Image credit: Autoblog Green
We already know that maintaining proper tire pressure means better gas mileage, and while some may have scoffed, I much preferred Obama's enthusiasm for tire gauges than his ridiculously ill-timed expansion of offshore drilling. So a Northern Irish electronics manufacturer's claim that its "talking tires" will be available by 2013 is good news indeed. But what the heck is a "talking tire"?Of course tire pressure monitoring systems (TPMS) have been available for some time now. Usually mounted on either the valve or the rim, these systems send data to the car's electronic system to monitor that correct tire pressure is maintained. In fact, TPMS are set to become mandatory in all new vehicles in the EU by 2012.
But according to an article in the Guardian, Schrader Electronics "talking tire" monitoring systems will take TPMS a step or two beyond simply monitoring tire pressure to actually provide feedback on the state of the tread on the tire, and even providing real-time information on road conditions and the amount of grip available. The result, says the company, should be significantly improved fuel efficiency:
"Schrader Electronics said the new system features a tyre pressure monitoring sensor (TPMS) that will be mounted inside the tyre, rather than on the valve or wheel rim as with current direct TPMS systems. The sensor will then transmit information wirelessly to the driver via receivers in the wheel housing and the car's engine control unit.

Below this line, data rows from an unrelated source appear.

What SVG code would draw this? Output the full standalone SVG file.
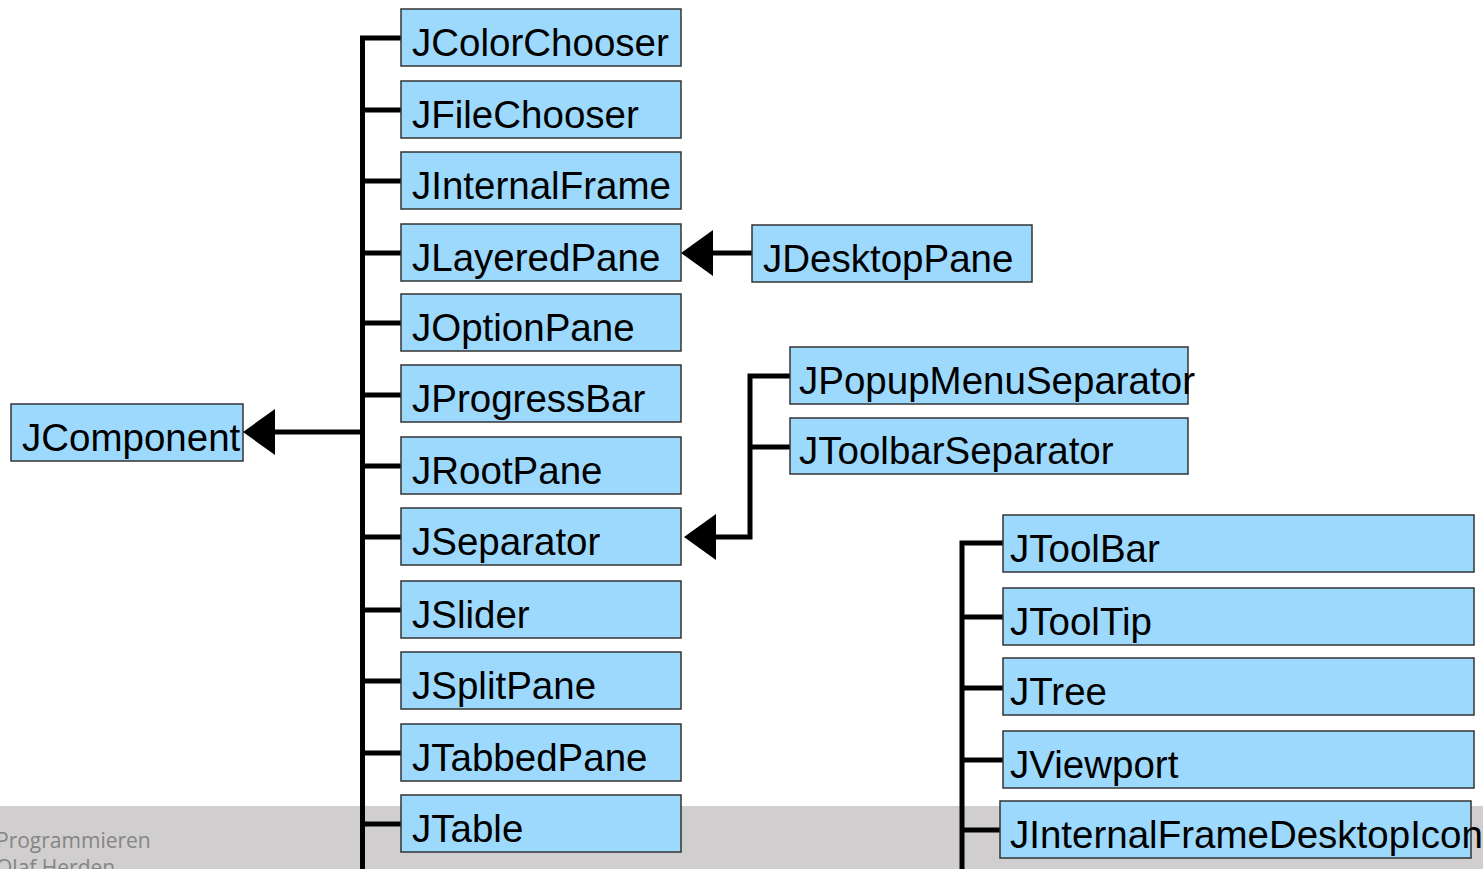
<svg xmlns="http://www.w3.org/2000/svg" width="1483" height="869" viewBox="0 0 1483 869">
  <style>
    .box rect { fill: #9dd9fd; stroke: #333333; stroke-width: 1.5; }
    .box text { font-family: "Liberation Sans", Arial, sans-serif; font-size: 38.5px; fill: #000000; }
    .link { fill: none; stroke: #000000; stroke-width: 5; stroke-linejoin: miter; }
    .footer { font-family: "Open Sans", "Liberation Sans", sans-serif; font-size: 21px; fill: #858585; }
  </style>
  <defs>
    <marker id="inherit" markerUnits="userSpaceOnUse" markerWidth="34" markerHeight="48" viewBox="0 0 34 48" refX="0" refY="24" orient="auto">
      <path d="M0,1 L32,24 L0,47 Z" fill="#000000"/>
    </marker>
  </defs>

  <!-- footer band -->
  <rect x="0" y="806" width="1483" height="63" fill="#d0cece"/>
  <text class="footer" x="-4" y="848">Programmieren</text>
  <text class="footer" x="-4" y="875">Olaf Herden</text>

  <g id="connectors">
    <path class="link" d="M401,38 H362.5 V869"/>
    <path class="link" d="M362.5,110 H401"/>
    <path class="link" d="M362.5,181 H401"/>
    <path class="link" d="M362.5,253 H401"/>
    <path class="link" d="M362.5,323 H401"/>
    <path class="link" d="M362.5,395 H401"/>
    <path class="link" d="M362.5,466 H401"/>
    <path class="link" d="M362.5,537 H401"/>
    <path class="link" d="M362.5,610 H401"/>
    <path class="link" d="M362.5,681 H401"/>
    <path class="link" d="M362.5,753 H401"/>
    <path class="link" d="M362.5,824 H401"/>
    <path class="link" d="M362.5,432 H275" marker-end="url(#inherit)"/>
    <path class="link" d="M752,253 H713" marker-end="url(#inherit)"/>
    <path class="link" d="M790,376 H750 V537 H716" marker-end="url(#inherit)"/>
    <path class="link" d="M750,447 H790"/>
    <path class="link" d="M1003,543 H962 V869"/>
    <path class="link" d="M962,617 H1003"/>
    <path class="link" d="M962,688 H1003"/>
    <path class="link" d="M962,760 H1003"/>
    <path class="link" d="M962,830 H1000"/>
  </g>

  <g id="JComponent" class="box"><rect x="11" y="404" width="232" height="57"/><text x="22" y="451">JComponent</text></g>

  <g id="JColorChooser" class="box"><rect x="401" y="9" width="280" height="57"/><text x="412" y="56">JColorChooser</text></g>
  <g id="JFileChooser" class="box"><rect x="401" y="81" width="280" height="57"/><text x="412" y="128">JFileChooser</text></g>
  <g id="JInternalFrame" class="box"><rect x="401" y="152" width="280" height="57"/><text x="412" y="199">JInternalFrame</text></g>
  <g id="JLayeredPane" class="box"><rect x="401" y="224" width="280" height="57"/><text x="412" y="271">JLayeredPane</text></g>
  <g id="JOptionPane" class="box"><rect x="401" y="294" width="280" height="57"/><text x="412" y="341">JOptionPane</text></g>
  <g id="JProgressBar" class="box"><rect x="401" y="365" width="280" height="57"/><text x="412" y="412">JProgressBar</text></g>
  <g id="JRootPane" class="box"><rect x="401" y="437" width="280" height="57"/><text x="412" y="484">JRootPane</text></g>
  <g id="JSeparator" class="box"><rect x="401" y="508" width="280" height="57"/><text x="412" y="555">JSeparator</text></g>
  <g id="JSlider" class="box"><rect x="401" y="581" width="280" height="57"/><text x="412" y="628">JSlider</text></g>
  <g id="JSplitPane" class="box"><rect x="401" y="652" width="280" height="57"/><text x="412" y="699">JSplitPane</text></g>
  <g id="JTabbedPane" class="box"><rect x="401" y="724" width="280" height="57"/><text x="412" y="771">JTabbedPane</text></g>
  <g id="JTable" class="box"><rect x="401" y="795" width="280" height="57"/><text x="412" y="842">JTable</text></g>

  <g id="JDesktopPane" class="box"><rect x="752" y="225" width="280" height="57"/><text x="763" y="272">JDesktopPane</text></g>
  <g id="JPopupMenuSeparator" class="box"><rect x="790" y="347" width="398" height="57"/><text x="799" y="394">JPopupMenuSeparator</text></g>
  <g id="JToolbarSeparator" class="box"><rect x="790" y="418" width="398" height="56"/><text x="799" y="464">JToolbarSeparator</text></g>

  <g id="JToolBar" class="box"><rect x="1003" y="515" width="471" height="57"/><text x="1010" y="562">JToolBar</text></g>
  <g id="JToolTip" class="box"><rect x="1003" y="588" width="471" height="57"/><text x="1010" y="635">JToolTip</text></g>
  <g id="JTree" class="box"><rect x="1003" y="658" width="471" height="57"/><text x="1010" y="705">JTree</text></g>
  <g id="JViewport" class="box"><rect x="1003" y="731" width="471" height="57"/><text x="1010" y="778">JViewport</text></g>
  <g id="JInternalFrameDesktopIcon" class="box"><rect x="1000" y="801" width="471" height="57"/><text x="1010" y="848">JInternalFrameDesktopIcon</text></g>
</svg>
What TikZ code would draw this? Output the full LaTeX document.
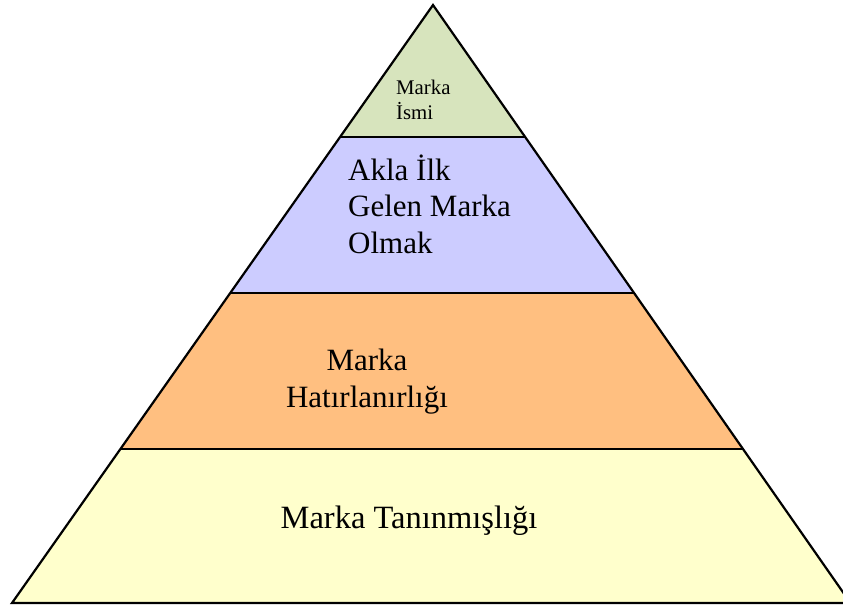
\documentclass[tikz,border=0pt]{standalone}
\usepackage{fontspec}
\setmainfont{Liberation Serif}
\definecolor{bandA}{HTML}{D7E4BD}
\definecolor{bandB}{HTML}{CCCCFF}
\definecolor{bandC}{HTML}{FFBF80}
\definecolor{bandD}{HTML}{FFFFCC}
\begin{document}
\begin{tikzpicture}[x=1pt,y=-1pt,
  band/.style={draw=black,line width=2.2pt,line join=miter},
  bigtext/.style={font=\fontsize{31}{36.5}\selectfont,inner sep=0pt,align=left},
  smalltext/.style={font=\fontsize{20.8}{25}\selectfont,inner sep=0pt,align=left}]
\useasboundingbox (0,0) rectangle (843,607);
\coordinate (apex) at (433,5);
\coordinate (l1) at (340,137); \coordinate (r1) at (525,137);
\coordinate (l2) at (230,293); \coordinate (r2) at (634,293);
\coordinate (l3) at (120,449); \coordinate (r3) at (743,449);
\coordinate (l4) at (12,603);  \coordinate (r4) at (850.5,603);
\fill[bandD] (l3) -- (r3) -- (r4) -- (l4) -- cycle;
\fill[bandC] (l2) -- (r2) -- (r3) -- (l3) -- cycle;
\fill[bandB] (l1) -- (r1) -- (r2) -- (l2) -- cycle;
\fill[bandA] (apex) -- (r1) -- (l1) -- cycle;
\draw[band] (apex) -- (r4) -- (l4) -- cycle;
\draw[band] (l1) -- (r1);
\draw[band] (l2) -- (r2);
\draw[band] (l3) -- (r3);
\node[smalltext,anchor=base west] (isim) at (396,120) {Marka\\İsmi};
\node[bigtext,anchor=base west] (akla) at (348,253) {Akla İlk\\Gelen Marka\\Olmak};
\node[bigtext,align=center,anchor=base] (hatir) at (367,407) {Marka\\Hatırlanırlığı};
\node[bigtext,font=\fontsize{32.5}{38}\selectfont,anchor=base] (tanin) at (409,528) {Marka Tanınmışlığı};
\end{tikzpicture}
\end{document}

The company said that the technology could help motorists significantly reduce their carbon tyreprint as vehicles with properly inflated tyres boast an improved fuel efficiency. In addition, underinflated tyres wear out quicker and need replacing more frequently."
The cynics might say that it doesn't bode well that, at the time of writing, the Schrader Electronics website appears to be down. But I'm going to assume that this is a temporary glitch caused by traffic from the Guardian article. Either way, this looks like another step toward intelligent vehicles that learn from their surroundings. And that can only be a good thing.